Originally Posted by Alien Bob It will never load code it is not required to load (say, for hardware you do have installed into the computer).

Any justification to this claim? It is a huge kernel, that has all these modules built-in. Of course it loads all the code, unless proven otherwise.

Quote:

Unless you can explain why you do what you do?

I want a kernel image that has the flexibility of a huge one (i.e. contains all the "stuff" needed to boot on all hardware the huge kernel would boot), but does not _load_ the useless stuff just because this stuff is compiled-in. I am writing "stuff", not "code", because there is also some firmware, which is not used by the kernel itself, so can be considered data, not code.

This setup accomplishes half of this goal: the image that consists of the kernel binary plus the initrd appended at the end should be able to boot on everything on what the huge kernel boots. The second half of the task is _not_ solved, since indeed the initrd created by mkinitrd insmods everything as soon as an initrd is loaded. I guess I would need to tune up the initrd's internal udev, which is installed by mkinitrd -u, but that's another story.

At the moment I need to shut up this weird "staging" warning for the speakup code. The speakup code doesn't have much to do with hardware, and is compiled into the huge kernel, so I want it in my setup too.

Quote:

Originally Posted by Lockywolf Any justification to this claim? It is a huge kernel, that has all these modules built-in. Of course it loads all the code, unless proven otherwise.

The whole kernel image loads into RAM, just like the initrd. Up to this point, there is no difference between any kernel/initrd permutation.

But then the kernel boots. It checks all the hardware in the system, and determines what drivers to load in order to probe and initialize the hardware components. Here the difference starts.
A huge kernel has all the drivers built-in so the kernel runs the driver code which fits with the discovered hardware. All the other driver code in that huge kernel is never run.
A generic kernel will at some point determine that it requires to run a driver which was built as a module. The kernel module loader will handle the driver loading dynamically.

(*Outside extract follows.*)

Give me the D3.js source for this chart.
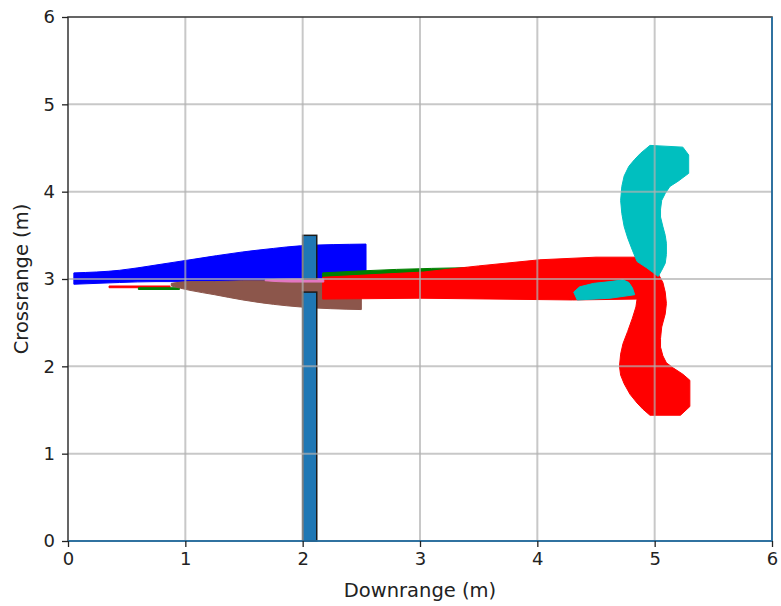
<!DOCTYPE html>
<html>
<head>
<meta charset="utf-8">
<script src="https://cdn.jsdelivr.net/npm/d3@7"></script>
<style>
  body { margin: 0; background: #fff; }
  text { font-family: "DejaVu Sans", sans-serif; fill: #222; }
</style>
</head>
<body>
<div id="chart"></div>
<script>
// Axis ticks
var xTicks = [0, 1, 2, 3, 4, 5, 6];
var yTicks = [0, 1, 2, 3, 4, 5, 6];

// Horizontal bands: [downrange, low crossrange, high crossrange]
var blueBand = [[0.05, 2.94, 3.07], [0.44, 2.96, 3.10], [0.75, 2.97, 3.16], [1.04, 2.97, 3.22], [1.49, 2.97, 3.31], [1.75, 2.98, 3.35], [1.98, 2.98, 3.38], [2.54, 2.99, 3.40]];
var redThin = [[0.35, 2.90, 2.92], [0.87, 2.90, 2.92]];
var greenThin = [[0.60, 2.88, 2.90], [0.95, 2.88, 2.90]];
var brownBand = [[0.88, 2.92, 2.95], [1.04, 2.87, 2.97], [1.25, 2.82, 2.97], [1.49, 2.76, 2.98], [1.75, 2.71, 2.98], [1.98, 2.68, 2.99], [2.50, 2.65, 2.99]];
var pinkBand = [[1.68, 2.98, 2.99], [1.90, 2.965, 3.0], [2.18, 2.965, 3.0]];
var greenTop = [[2.17, 3.01, 3.07], [2.80, 3.04, 3.11], [3.40, 3.11, 3.13]];

// Outlines: [downrange, crossrange]
var redPath = [[2.17, 3.02], [3.03, 3.08], [3.50, 3.15], [4.02, 3.22], [4.50, 3.25], [4.85, 3.25], [4.92, 3.21],
  [4.98, 3.14], [5.03, 3.06], [5.07, 2.96], [5.09, 2.85], [5.10, 2.72], [5.09, 2.60], [5.06, 2.45],
  [5.05, 2.32], [5.05, 2.22], [5.07, 2.12], [5.10, 2.04], [5.16, 1.98], [5.24, 1.91], [5.30, 1.84],
  [5.30, 1.54], [5.22, 1.44], [4.96, 1.44], [4.90, 1.51], [4.85, 1.58], [4.79, 1.68], [4.74, 1.80],
  [4.71, 1.90], [4.70, 2.00], [4.71, 2.14], [4.73, 2.26], [4.77, 2.40], [4.81, 2.55], [4.84, 2.68],
  [4.85, 2.77], [4.30, 2.76], [3.00, 2.78], [2.17, 2.77]];
var cyanUpper = [[4.96, 4.53], [5.24, 4.51], [5.29, 4.42], [5.29, 4.21], [5.20, 4.12], [5.13, 4.06], [5.09, 3.98],
  [5.06, 3.90], [5.05, 3.80], [5.05, 3.71], [5.07, 3.60], [5.09, 3.50], [5.10, 3.41], [5.10, 3.28],
  [5.09, 3.18], [5.06, 3.10], [5.03, 3.03], [4.98, 3.08], [4.93, 3.13], [4.85, 3.20], [4.81, 3.33],
  [4.77, 3.47], [4.74, 3.60], [4.72, 3.75], [4.71, 3.90], [4.72, 4.06], [4.74, 4.18], [4.78, 4.29],
  [4.83, 4.37], [4.88, 4.44]];
var cyanLower = [[4.31, 2.85], [4.36, 2.91], [4.48, 2.95], [4.62, 2.97], [4.73, 2.99], [4.78, 2.96], [4.81, 2.90],
  [4.83, 2.82], [4.62, 2.78], [4.34, 2.76]];

// Pole: downrange span and crossrange segments
var poleX = [2.0, 2.12];
var poleSegments = [[0, 2.85], [3.0, 3.5]];
// Walls along bottom and right edge
var walls = [[[0, 0], [6, 0]], [[6, 0], [6, 6]]];

var margin = {top: 17, right: 9, bottom: 65, left: 68},
    width = 781 - margin.left - margin.right,
    height = 606 - margin.top - margin.bottom;

var svg = d3.select("#chart").append("svg")
    .attr("width", 781)
    .attr("height", 606)
    .append("g")
    .attr("transform", "translate(" + margin.left + "," + margin.top + ")");

var x = d3.scaleLinear().domain([0, 6]).range([0, width]);
var y = d3.scaleLinear().domain([0, 6]).range([height, 0]);

var band = d3.area()
    .x(function(d) { return x(d[0]); })
    .y0(function(d) { return y(d[1]); })
    .y1(function(d) { return y(d[2]); })
    .curve(d3.curveMonotoneX);
var outline = d3.line()
    .x(function(d) { return x(d[0]); })
    .y(function(d) { return y(d[1]); })
    .curve(d3.curveLinearClosed);

var shapes = svg.append("g");
function drawBand(data, color) {
    shapes.append("path").attr("d", band(data)).attr("fill", color).attr("stroke", color).attr("stroke-width", 1);
}
function drawOutline(data, color) {
    shapes.append("path").attr("d", outline(data)).attr("fill", color).attr("stroke", color).attr("stroke-width", 1);
}
drawBand(redThin, "#ff0000");
drawBand(greenThin, "#008000");
drawBand(blueBand, "#0000ff");
drawBand(brownBand, "#8c564b");
drawBand(greenTop, "#008000");
drawOutline(redPath, "#ff0000");
drawBand(pinkBand, "#e377c2");
drawOutline(cyanUpper, "#00bfbf");
drawOutline(cyanLower, "#00bfbf");

// Pole
shapes.selectAll("rect.pole")
    .data(poleSegments)
    .join("rect")
    .attr("class", "pole")
    .attr("x", x(poleX[0]))
    .attr("width", x(poleX[1]) - x(poleX[0]))
    .attr("y", function(d) { return y(d[1]); })
    .attr("height", function(d) { return y(d[0]) - y(d[1]); })
    .attr("fill", "#1f77b4")
    .attr("stroke", "#1a1a1a")
    .attr("stroke-width", 1.5);

// Grid on top
var grid = svg.append("g").attr("stroke", "#b0b0b0").attr("stroke-opacity", 0.7).attr("stroke-width", 2);
grid.selectAll("line.gx").data(xTicks.slice(1, -1)).join("line")
    .attr("x1", function(d) { return x(d); }).attr("x2", function(d) { return x(d); })
    .attr("y1", 0).attr("y2", height);
grid.selectAll("line.gy").data(yTicks.slice(1, -1)).join("line")
    .attr("y1", function(d) { return y(d); }).attr("y2", function(d) { return y(d); })
    .attr("x1", 0).attr("x2", width);

// Frame
svg.append("rect").attr("width", width).attr("height", height)
    .attr("fill", "none").attr("stroke", "#333").attr("stroke-width", 1.5);

// Walls
svg.append("g").selectAll("line").data(walls).join("line")
    .attr("x1", function(d) { return x(d[0][0]); }).attr("y1", function(d) { return y(d[0][1]); })
    .attr("x2", function(d) { return x(d[1][0]); }).attr("y2", function(d) { return y(d[1][1]); })
    .attr("stroke", "#1f77b4").attr("stroke-width", 1.5);

// Axes
var xAxis = svg.append("g")
    .attr("transform", "translate(0," + height + ")")
    .call(d3.axisBottom(x).tickValues(xTicks).tickFormat(d3.format("d")).tickSize(6).tickPadding(5));
var yAxis = svg.append("g")
    .call(d3.axisLeft(y).tickValues(yTicks).tickFormat(d3.format("d")).tickSize(6).tickPadding(7));
[xAxis, yAxis].forEach(function(a) {
    a.select(".domain").remove();
    a.selectAll("line").attr("stroke", "#222").attr("stroke-width", 1.3);
    a.selectAll("text").attr("font-family", "DejaVu Sans, sans-serif").attr("font-size", 18).attr("fill", "#222");
});

// X axis label
svg.append("text")
    .attr("x", width / 2)
    .attr("y", height + 56)
    .style("text-anchor", "middle")
    .attr("font-size", 19.5)
    .text("Downrange (m)");

// Y axis label
svg.append("text")
    .attr("transform", "rotate(-90)")
    .attr("y", -40)
    .attr("x", -height / 2)
    .style("text-anchor", "middle")
    .attr("font-size", 19.5)
    .text("Crossrange (m)");
</script>
</body>
</html>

But again, only those driver modules that the kernel determined are actually needed for initializing the hardware.
The Slackware initrd contains a script, called "init", which will run when the initrd is loaded into RAM. The script will run "insmod" against every module in the initrd, which is different from how a kernel would load a driver on-demand, fir instance when you plugin a USB device during run-time.
The Slackware initrd is supposed to only contain the modules that you actually need to make the root filesystem available. The kernel will take care of all the rest after the init script inside the initrd finishes. All these modules you put in there, they are not needed during initial boot.

Quote:

I want a kernel image that has the flexibility of a huge one (i.e. contains all the "stuff" needed to boot on all hardware the huge kernel would boot), but does not _load_ the useless stuff just because this stuff is compiled-in. I am writing "stuff", not "code", because there is also some firmware, which is not used by the kernel itself, so can be considered data, not code. This setup accomplishes half of this goal: the image that consists of the kernel binary plus the initrd appended at the end should be able to boot on everything on what the huge kernel boots. The second half of the task is _not_ solved, since indeed the initrd created by mkinitrd insmods everything as soon as an initrd is loaded. I guess I would need to tune up the initrd's internal udev, which is installed by mkinitrd -u, but that's another story. At the moment I need to shut up this weird "staging" warning for the speakup code. The speakup code doesn't have much to do with hardware, and is compiled into the huge kernel, so I want it in my setup too.

Well, the way Pat builds the Slackware kernel and allows you to create an initrd, is the right way to achieve what you want. You are complicating things for no reason.